On the PSU: From what I can tell, PSU issues are much less likely than they used to be; a lot of the hardware design has had a strong mobile influence lately, reducing power consumption (and resulting heat production). So it actually probably uses less power than a comparable card from previous gens. The 980 and 970 require 165W and 145W, respectively. The specs of the 780 are 250W, for comparison. Very disappointing for those of us hoping to use our PCs as a space heater.
As for the specs:
The 970 and 980 are the same base hardware, created on the same production line; as such, there are no architectural differences, simply a matter of having disabled or tuned down bits in the lower end models (which is good, since we're otherwise comparing apples to oranges)
Same VRAM; textures to high quality will not cause any differences in perf.
The 970 has a slightly lower core clock speed ~7% slower (math operations take slightly longer), however, it has the same memory clock speed (memory operations take the same time). Depending on the code running on the GPU, this may slow it down slightly, but memory access is often the bottleneck in shader code, and quite often the bottleneck in GPGPU compute code. All in all, probably negligible effect from this.
The main difference is the Streaming Multiprocessor (SM) count.
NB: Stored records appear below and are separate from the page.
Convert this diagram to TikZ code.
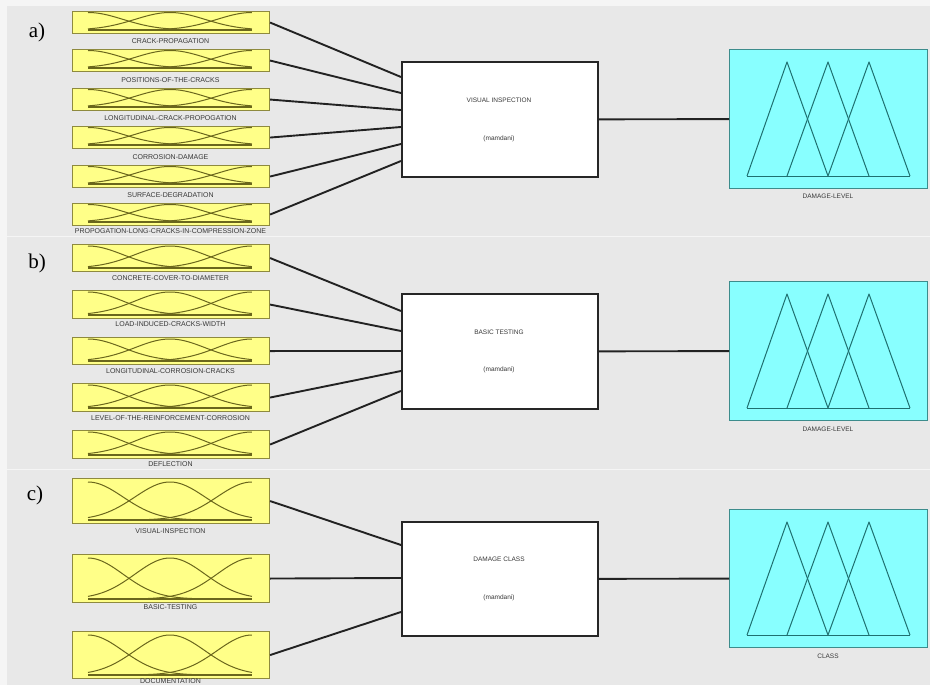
\documentclass[tikz,border=0pt]{standalone}
\usepackage{fontspec}
\setmainfont{Liberation Serif}
\setsansfont{Liberation Sans}
\usetikzlibrary{calc}
\definecolor{bgray}{HTML}{E8E8E8}
\definecolor{edgewhite}{HTML}{F5F5F5}
\definecolor{mfyellow}{HTML}{FFFF88}
\definecolor{mfborder}{HTML}{8E8A3E}
\definecolor{mfcurve}{HTML}{6A661C}
\definecolor{outcyan}{HTML}{88FFFF}
\definecolor{outborder}{HTML}{3C8C8C}
\definecolor{tri}{HTML}{1F7070}
\definecolor{lbltext}{HTML}{383838}
\definecolor{wire}{HTML}{222222}
\newcommand\mfplot[2]{%
  \draw[mfline] plot[domain=0:2, samples=60] ({88+82*\x}, {#2-(#2-#1)*exp(-2.745*\x*\x)});
  \draw[mfline] plot[domain=0:2, samples=60] ({88+82*\x}, {#2-(#2-#1)*exp(-2.745*(\x-1)*(\x-1))});
  \draw[mfline] plot[domain=0:2, samples=60] ({88+82*\x}, {#2-(#2-#1)*exp(-2.745*(\x-2)*(\x-2))});
  \draw[mfbase] (88,#2) -- (252,#2);
}
\newcommand\triset[2]{% apex y, base y
  \draw[triline] (747,#2) -- (787,#1) -- (828,#2) -- (869,#1) -- (910,#2);
  \draw[triline] (787,#2) -- (828,#1) -- (869,#2);
  \draw[triline] (747,#2) -- (910,#2);
}
\tikzset{
  inbox/.style={draw=mfborder, fill=mfyellow, line width=1.1pt, anchor=north west,
    minimum width=197pt, inner sep=0pt},
  mfline/.style={draw=mfcurve, line width=1pt},
  mfbase/.style={draw=mfcurve, line width=1.5pt},
  lbl/.style={font=\sffamily\fontsize{7}{8}\selectfont, text=lbltext, inner sep=0pt},
  sysbox/.style={draw=black!85, fill=white, line width=1.7pt, anchor=north west,
    minimum width=196pt, inner sep=0pt},
  systext/.style={font=\sffamily\fontsize{6.5}{7.5}\selectfont, text=lbltext, inner sep=0pt},
  outbox/.style={draw=outborder, fill=outcyan, line width=1.2pt, anchor=north west,
    minimum width=198pt, inner sep=0pt},
  triline/.style={draw=tri, line width=1pt, line join=round},
  conn/.style={draw=wire, line width=1.9pt},
  panellbl/.style={font=\fontsize{21}{23}\selectfont, inner sep=0pt},
}
\begin{document}
\begin{tikzpicture}[x=1pt, y=-1pt]
\useasboundingbox (0,0) rectangle (930,685);
\fill[edgewhite] (0,0) rectangle (930,685);
\fill[bgray] (7,6) rectangle (930,236);
\fill[bgray] (7,237) rectangle (930,469);
\fill[bgray] (7,470) rectangle (930,685);

% ---------- panel a ----------
\node[panellbl] (la) at (37,32) {a)};
\node[inbox, minimum height=22pt] (a1) at (72,11) {};  \mfplot{12.5}{30}
\node[inbox, minimum height=22pt] (a2) at (72,49) {};  \mfplot{50.5}{68}
\node[inbox, minimum height=22pt] (a3) at (72,88) {};  \mfplot{89.5}{107}
\node[inbox, minimum height=22pt] (a4) at (72,126) {}; \mfplot{127.5}{145}
\node[inbox, minimum height=22pt] (a5) at (72,165) {}; \mfplot{166.5}{184}
\node[inbox, minimum height=22pt] (a6) at (72,203) {}; \mfplot{204.5}{222}
\node[lbl] (a1l) at (170.5,41)  {CRACK-PROPAGATION};
\node[lbl] (a2l) at (170.5,80)  {POSITIONS-OF-THE-CRACKS};
\node[lbl] (a3l) at (170.5,118) {LONGITUDINAL-CRACK-PROPOGATION};
\node[lbl] (a4l) at (170.5,157) {CORROSION-DAMAGE};
\node[lbl] (a5l) at (170.5,195) {SURFACE-DEGRADATION};
\node[lbl] (a6l) at (170.5,231) {PROPOGATION-LONG-CRACKS-IN-COMPRESSION-ZONE};

\node[sysbox, minimum height=115pt] (ca) at (401,61) {};
\node[systext] (cat) at (499,100) {VISUAL INSPECTION};
\node[systext] (cam) at (499,139) {(mamdani)};
\draw[conn] (a1.east) -- ($(ca.north west)+(0,16)$);
\draw[conn] (a2.east) -- ($(ca.north west)+(0,32)$);
\draw[conn] (a3.east) -- ($(ca.north west)+(0,49)$);
\draw[conn] (a4.east) -- ($(ca.north west)+(0,66)$);
\draw[conn] (a5.east) -- ($(ca.north west)+(0,83)$);
\draw[conn] (a6.east) -- ($(ca.north west)+(0,100)$);

\node[outbox, minimum height=139pt] (oa) at (729,49) {};
\triset{62}{176}
\node[lbl, font=\sffamily\fontsize{6.5}{7.5}\selectfont] (oal) at (828,196) {DAMAGE-LEVEL};
\draw[conn] (ca.east) -- (oa.west);

% ---------- panel b ----------
\node[panellbl] (lb) at (37,263) {b)};
\node[inbox, minimum height=27pt] (b1) at (72,244) {}; \mfplot{246}{268}
\node[inbox, minimum height=28pt] (b2) at (72,290) {}; \mfplot{292}{315}
\node[inbox, minimum height=27pt] (b3) at (72,337) {}; \mfplot{339}{361}
\node[inbox, minimum height=28pt] (b4) at (72,383) {}; \mfplot{385}{408}
\node[inbox, minimum height=28pt] (b5) at (72,430) {}; \mfplot{432}{455}
\node[lbl] (b1l) at (170.5,278) {CONCRETE-COVER-TO-DIAMETER};
\node[lbl] (b2l) at (170.5,324) {LOAD-INDUCED-CRACKS-WIDTH};
\node[lbl] (b3l) at (170.5,371) {LONGITUDINAL-CORROSION-CRACKS};
\node[lbl] (b4l) at (170.5,418) {LEVEL-OF-THE-REINFORCEMENT-CORROSION};
\node[lbl] (b5l) at (170.5,464) {DEFLECTION};

\node[sysbox, minimum height=115pt] (cb) at (401,293) {};
\node[systext] (cbt) at (499,332) {BASIC TESTING};
\node[systext] (cbm) at (499,370) {(mamdani)};
\draw[conn] (b1.east) -- ($(cb.north west)+(0,18)$);
\draw[conn] (b2.east) -- ($(cb.north west)+(0,38)$);
\draw[conn] (b3.east) -- ($(cb.north west)+(0,58)$);
\draw[conn] (b4.east) -- ($(cb.north west)+(0,78)$);
\draw[conn] (b5.east) -- ($(cb.north west)+(0,98)$);

\node[outbox, minimum height=139pt] (ob) at (729,281) {};
\triset{294}{408}
\node[lbl, font=\sffamily\fontsize{6.5}{7.5}\selectfont] (obl) at (828,429) {DAMAGE-LEVEL};
\draw[conn] (cb.east) -- (ob.west);

% ---------- panel c ----------
\node[panellbl] (lc) at (35,495) {c)};
\node[inbox, minimum height=45pt] (c1) at (72,478) {}; \mfplot{482}{520}
\node[inbox, minimum height=48pt] (c2) at (72,554) {}; \mfplot{558}{599}
\node[inbox, minimum height=47pt] (c3) at (72,631) {}; \mfplot{635}{675}
\node[lbl] (c1l) at (170.5,531) {VISUAL-INSPECTION};
\node[lbl] (c2l) at (170.5,607) {BASIC-TESTING};
\node[lbl] (c3l) at (170.5,681.5) {DOCUMENTATION};

\node[sysbox, minimum height=114pt] (cc) at (401,521) {};
\node[systext] (cct) at (499,559) {DAMAGE CLASS};
\node[systext] (ccm) at (499,598) {(mamdani)};
\draw[conn] (c1.east) -- ($(cc.north west)+(0,24)$);
\draw[conn] (c2.east) -- ($(cc.north west)+(0,57)$);
\draw[conn] (c3.east) -- ($(cc.north west)+(0,91)$);

\node[outbox, minimum height=138pt] (oc) at (729,509) {};
\triset{522}{635}
\node[lbl, font=\sffamily\fontsize{6.5}{7.5}\selectfont] (ocl) at (828,656) {CLASS};
\draw[conn] (cc.east) -- (oc.west);
\end{tikzpicture}
\end{document}
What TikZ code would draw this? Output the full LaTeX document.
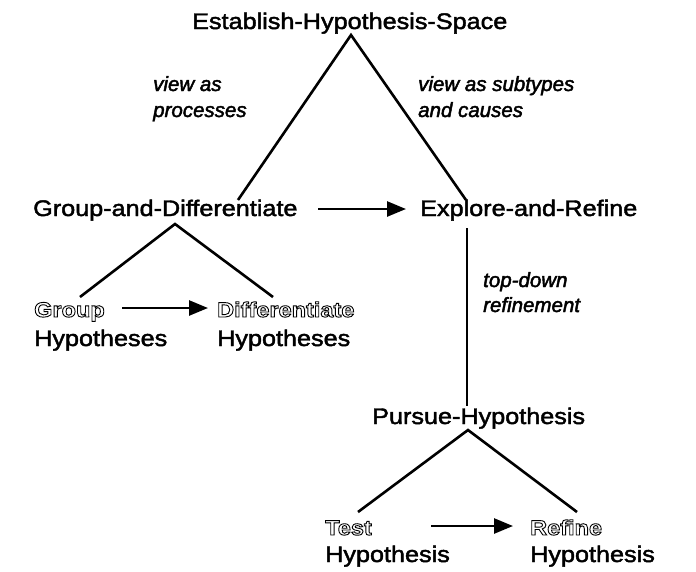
\documentclass[tikz,border=0pt]{standalone}
\usepackage{fontspec}
\setmainfont{Liberation Sans}[FakeStretch=1.12]
\newfontfamily\itsans{Liberation Sans}
\usetikzlibrary{arrows.meta}
% heavier fill+stroke rendering for the scanned-looking labels
\newcommand{\thk}[1]{\special{pdf:literal direct 2 Tr 0.45 w}#1\special{pdf:literal direct 0 Tr}}
% hollow (outlined) lettering
\newcommand{\outltext}[1]{{\bfseries\fontsize{21}{24}\selectfont\special{pdf:literal direct 1 Tr 0.9 w}#1\special{pdf:literal direct 0 Tr}}}
\begin{document}
\begin{tikzpicture}[x=1pt,y=-1pt,
  lbl/.style={inner sep=0pt, anchor=base west, font=\fontsize{22.5}{26}\selectfont},
  ilbl/.style={inner sep=0pt, anchor=base west, font=\itsans\fontsize{20.5}{24}\selectfont\itshape},
  edge/.style={line width=2.6pt},
  arr/.style={line width=2.6pt, -{Triangle[length=19pt,width=15pt]}}]
\useasboundingbox[fill=white] (0,0) rectangle (696,571);
% nodes
\node[lbl] (ehs) at (192,29) {\thk{Establish-Hypothesis-Space}};
\node[ilbl] (va1) at (153,91) {\thk{view as}};
\node[ilbl] (va2) at (153,117) {\thk{processes}};
\node[ilbl] (vs1) at (418,91) {\thk{view as subtypes}};
\node[ilbl] (vs2) at (418,117) {\thk{and causes}};
\node[lbl] (gd) at (33,216) {\thk{Group-and-Differentiate}};
\node[lbl] (er) at (420,216) {\thk{Explore-and-Refine}};
\node[ilbl] (td1) at (483,287) {\thk{top-down}};
\node[ilbl] (td2) at (483,312) {\thk{refinement}};
\node[lbl] (g1) at (34,317) {\outltext{Group}};
\node[lbl] (g2) at (34,346) {\thk{Hypotheses}};
\node[lbl] (d1) at (217,317) {\outltext{Differentiate}};
\node[lbl] (d2) at (217,346) {\thk{Hypotheses}};
\node[lbl] (ph) at (372,424) {\thk{Pursue-Hypothesis}};
\node[lbl] (t1) at (325,535) {\outltext{Test}};
\node[lbl] (t2) at (325,562) {\thk{Hypothesis}};
\node[lbl] (r1) at (530,535) {\outltext{Refine}};
\node[lbl] (r2) at (530,562) {\thk{Hypothesis}};
% connector end points
\coordinate (ehsA) at (351,35);
\coordinate (gdT) at (238,200);
\coordinate (erT) at (466,200);
\coordinate (gdA) at (175,224);
\coordinate (gL) at (80,297);
\coordinate (dR) at (273,297);
\coordinate (erB) at (467,228);
\coordinate (phT) at (467,406);
\coordinate (phA) at (468,430);
\coordinate (tL) at (358,512);
\coordinate (rR) at (577,512);
\coordinate (gdE) at (318,209);
\coordinate (erW) at (406,209);
\coordinate (gE) at (122,308);
\coordinate (dW) at (208,308);
\coordinate (tE) at (431,526);
\coordinate (rW) at (513,526);
% connectors
\draw[edge] (gdT) -- (ehsA) -- (erT);
\draw[edge] (gL) -- (gdA) -- (dR);
\draw[edge] (erB) -- (phT);
\draw[edge] (tL) -- (phA) -- (rR);
\draw[arr] (gdE) -- (erW);
\draw[arr] (gE) -- (dW);
\draw[arr] (tE) -- (rW);
\end{tikzpicture}
\end{document}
The 980 has the full 16 SM units enabled, while the 970 has 13 enabled and 3 disabled. The SM units contain the cores running stuff (128 cores per SM). As such, you can run somewhere around 81% as many threads, and thus is the absolute worst any performance difference between the two could be. Back in the real world, however, this will make less of a difference as you won't be running the GPU at 100% all the time due to overhead ranging from CPU processing delays to memory bandwidth, and as such actual benchmarks put them within a bit lower margin (85%-90%).